# Isentropic Process

### Isentropic Process

Isentropic means constant entropy. A process during which the entropy remains constant is called an isentropic process, which is characterized by ΔS = 0 Or S₁ = S₂ for a process 1 – 2.

If a process is both reversible and adiabatic, then it is an isentropic process. An isentropic process is an idealization of an actual process and serves as a limiting case for an actual process.

$$\operatorname{Re}versible\,\,\Rightarrow \,dS=\,{{\int\limits_{1}^{2}{\left( \frac{\delta Q}{T} \right)}}_{rev}}$$

⇒ dS = 0

Example: Isentropic Expansion in Gas Turbine Assume an isentropic expansion of helium (3 → 4) in a gas turbine. Since helium behaves almost as an ideal gas, use the ideal gas law to calculate outlet temperature of the gas (T₄). In this turbine the high-pressure stage receives gas (point 3 at the figure: P₃ = 6.7 MPa; T₃ = 1190 K (917°C) from a heat exchanger and exhaust it to another heat exchanger, where the outlet pressure is P₄ = 2.78 MPa (point 4).

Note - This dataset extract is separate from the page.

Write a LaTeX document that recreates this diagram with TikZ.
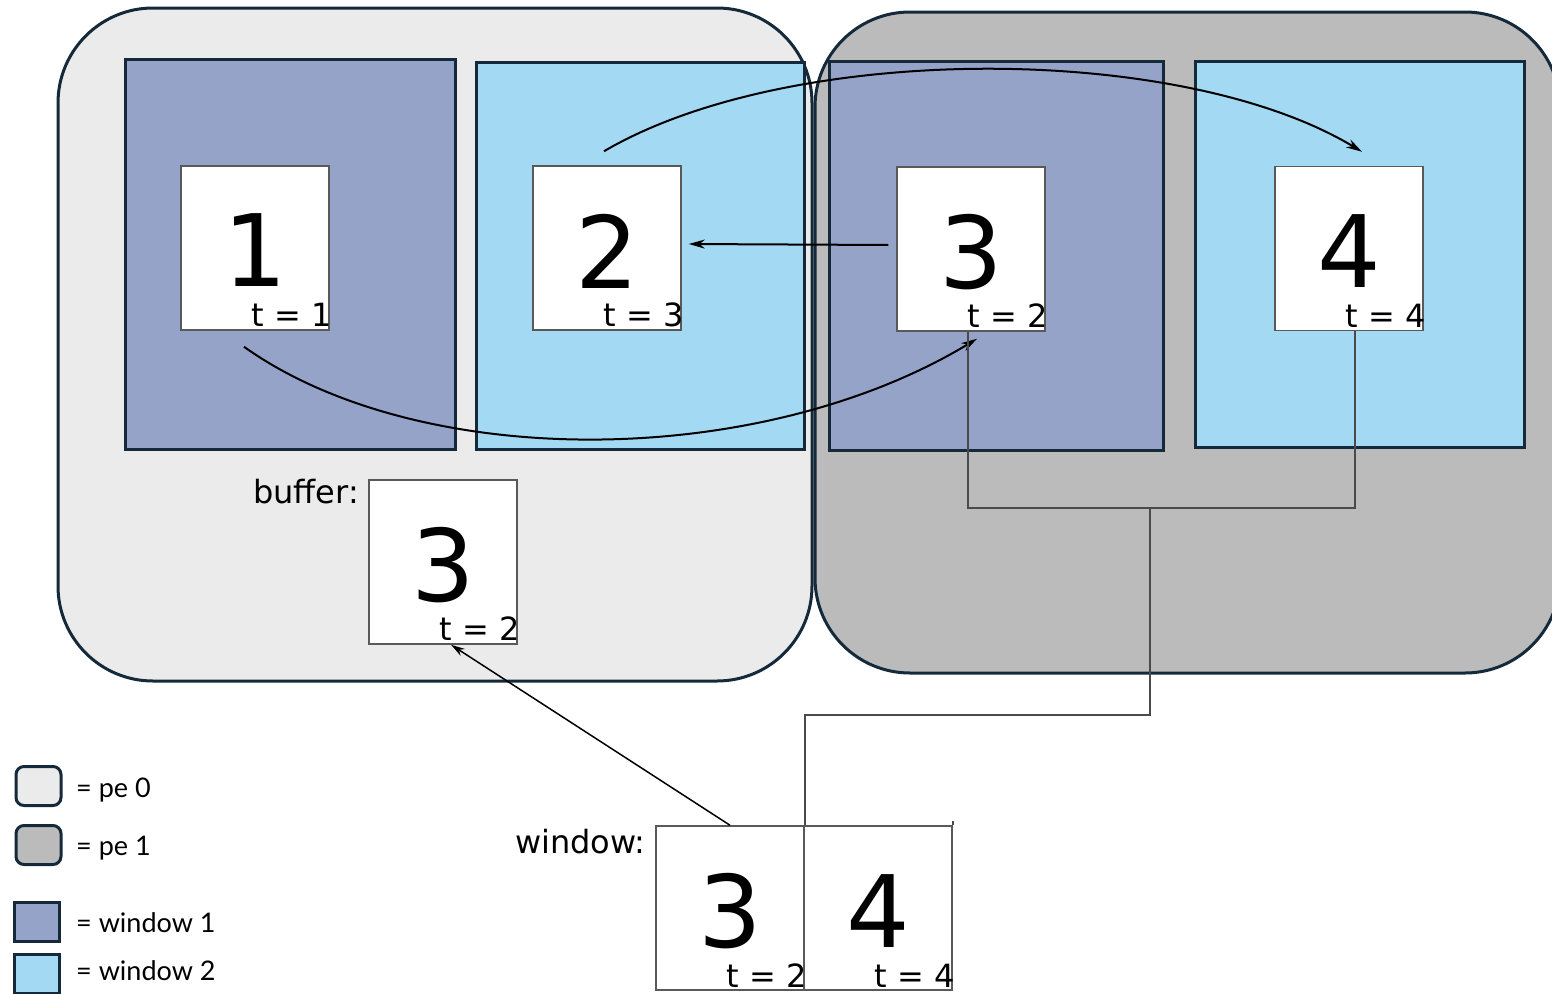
\documentclass[tikz,border=0pt]{standalone}
\usepackage{fontspec}
\setmainfont{DejaVu Sans}
\newfontfamily\legendfont{Lato}
\usetikzlibrary{arrows.meta,calc}
\definecolor{peZero}{HTML}{EBEBEB}
\definecolor{peOne}{HTML}{BBBBBB}
\definecolor{winOne}{HTML}{96A3C9}
\definecolor{winTwo}{HTML}{A4D9F3}
\definecolor{edge}{HTML}{14293A}
\definecolor{wiregray}{HTML}{4A4A4A}
\begin{document}
\begin{tikzpicture}[x=1pt,y=-1pt,
  pebox/.style={draw=edge, line width=3pt, rounded corners=95pt, inner sep=0pt},
  winbox/.style={draw=edge, line width=3pt, inner sep=0pt},
  databox/.style={draw=black!65, line width=1.5pt, fill=white,
    minimum width=148pt, minimum height=164pt, inner sep=0pt},
  digit/.style={font=\fontsize{100}{100}\selectfont, inner sep=0pt},
  tlabel/.style={font=\fontsize{32}{32}\selectfont, inner sep=0pt, anchor=base east},
  caption/.style={font=\fontsize{32}{32}\selectfont, inner sep=0pt, anchor=base west},
  legbox/.style={draw=edge, line width=3pt, minimum width=45pt, minimum height=39pt, inner sep=0pt},
  legtext/.style={font=\legendfont\fontsize{27}{27}\selectfont, inner sep=0pt, anchor=base west},
  link/.style={line width=2pt, -{Stealth[length=16pt,width=9pt]}},
  wire/.style={draw=wiregray, line width=1.5pt},
]
\useasboundingbox (0,0) rectangle (1552,993);
\clip (0,0) rectangle (1552,993);

% processing elements
\node[pebox, fill=peZero, minimum width=754pt, minimum height=673pt] (pe0) at (435,344.5) {};
\node[pebox, fill=peOne, minimum width=745pt, minimum height=661pt] (pe1) at (1187.5,342.5) {};

% windows
\node[winbox, fill=winOne, minimum width=330pt, minimum height=390pt] (w1a) at (290,254) {};
\node[winbox, fill=winTwo, minimum width=328pt, minimum height=387pt] (w2a) at (640,255.5) {};
\node[winbox, fill=winOne, minimum width=334pt, minimum height=389pt] (w1b) at (996,255.5) {};
\node[winbox, fill=winTwo, minimum width=329pt, minimum height=386pt] (w2b) at (1359.5,254) {};

% data items
\node[databox] (d1) at (255,248) {};
\node[databox] (d2) at (607,248) {};
\node[databox] (d3) at (971,249) {};
\node[databox] (d4) at (1349,248.5) {};
\node[databox] (buf) at (443,562) {};
\node[databox] (win3) at (730,908) {};
\node[databox] (win4) at (878,908) {};

\node[digit] (n1) at ([yshift=-2pt]d1.center) {1};
\node[digit] (n2) at ([yshift=-3pt]d2.center) {2};
\node[digit] (n3) at ([yshift=-3pt]d3.center) {3};
\node[digit] (n4) at ([yshift=-3pt]d4.center) {4};
\node[digit] (nb) at ([yshift=-3pt]buf.center) {3};
\node[digit] (nw3) at ([yshift=-3pt]win3.center) {3};
\node[digit] (nw4) at ([yshift=-3pt]win4.center) {4};

\node[tlabel] (t1) at ([xshift=2pt,yshift=4pt]d1.south east) {t = 1};
\node[tlabel] (t2) at ([xshift=2pt,yshift=4pt]d2.south east) {t = 3};
\node[tlabel] (t3) at ([xshift=2pt,yshift=4pt]d3.south east) {t = 2};
\node[tlabel] (t4) at ([xshift=2pt,yshift=4pt]d4.south east) {t = 4};
\node[tlabel] (tb) at ([xshift=2pt,yshift=4pt]buf.south east) {t = 2};
\node[tlabel] (tw3) at ([xshift=2pt,yshift=3pt]win3.south east) {t = 2};
\node[tlabel] (tw4) at ([xshift=2pt,yshift=3pt]win4.south east) {t = 4};

\node[caption] (bufcap) at (253,503) {buffer:};
\node[caption] (wincap) at (515,853) {window:};

% exchanges between the items
\draw[link] ([xshift=-3pt,yshift=14pt]d2.north) .. controls (790,42) and (1180,42) .. ([xshift=13pt,yshift=14pt]d4.north);
\draw[link] ([xshift=-8pt,yshift=4pt]d3.west) -- ([xshift=7pt,yshift=4pt]d2.east);
\draw[link] ([xshift=-11pt,yshift=-16pt]d1.south) .. controls (420,472) and (760,470) .. ([xshift=6pt,yshift=-7pt]d3.south);
\draw[line width=1.5pt, -{Stealth[length=14pt,width=8pt]}] (win3.north) -- ([xshift=8pt]buf.south);

% gathering into the window
\coordinate (j) at (1150,508);
\coordinate (bend) at (1150,715);
\draw[wire] ([xshift=-3pt]d3.south) |- (j) -| ([xshift=6pt]d4.south);
\draw[wire] (j) -- (bend) -| (win3.north east);
\draw[wire] (win4.north east) -- ++(0,-4);

% legend
\node[legbox, fill=peZero, rounded corners=8pt] (lg0) at (38.5,786) {};
\node[legbox, fill=peOne, rounded corners=8pt] (lg1) at (38.5,845) {};
\node[legbox, fill=winOne] (lg2) at (37,922) {};
\node[legbox, fill=winTwo] (lg3) at (37,974) {};
\node[legtext] (lt0) at (76,797) {= pe 0};
\node[legtext] (lt1) at (76,855) {= pe 1};
\node[legtext] (lt2) at (76,932) {= window 1};
\node[legtext] (lt3) at (76,980) {= window 2};
\end{tikzpicture}
\end{document}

Explanation: The outlet temperature of the gas, T₄ can be calculated using P, V, T relation for isentropic process (reversible adiabatic process):

$$\frac{{{P}_{1}}}{{{P}_{2}}}\,=\,{{\left[ \frac{{{V}_{2}}}{{{V}_{1}}} \right]}^{k}}\,=\,{{\left[ \frac{{{T}_{1}}}{{{T}_{2}}} \right]}^{\frac{k}{k-1}}}$$,

In this equation the factor for helium is equal to $$k\,=\,\frac{{{C}_{p}}}{{{C}_{v}}}\,=\,1.66$$. From the previous equation follows that the outlet temperature of the gas, T₄ is:

$${{T}_{4}}\,=\,{{\left[ \frac{{{P}_{4}}}{{{P}_{3}}} \right]}^{\frac{k-1}{k}}}\times {{T}_{3}}\,=\,{{\left[ \frac{2.78}{6.7} \right]}^{\frac{0.66}{1.66}}}\times 1190\,=\,839K\,$$.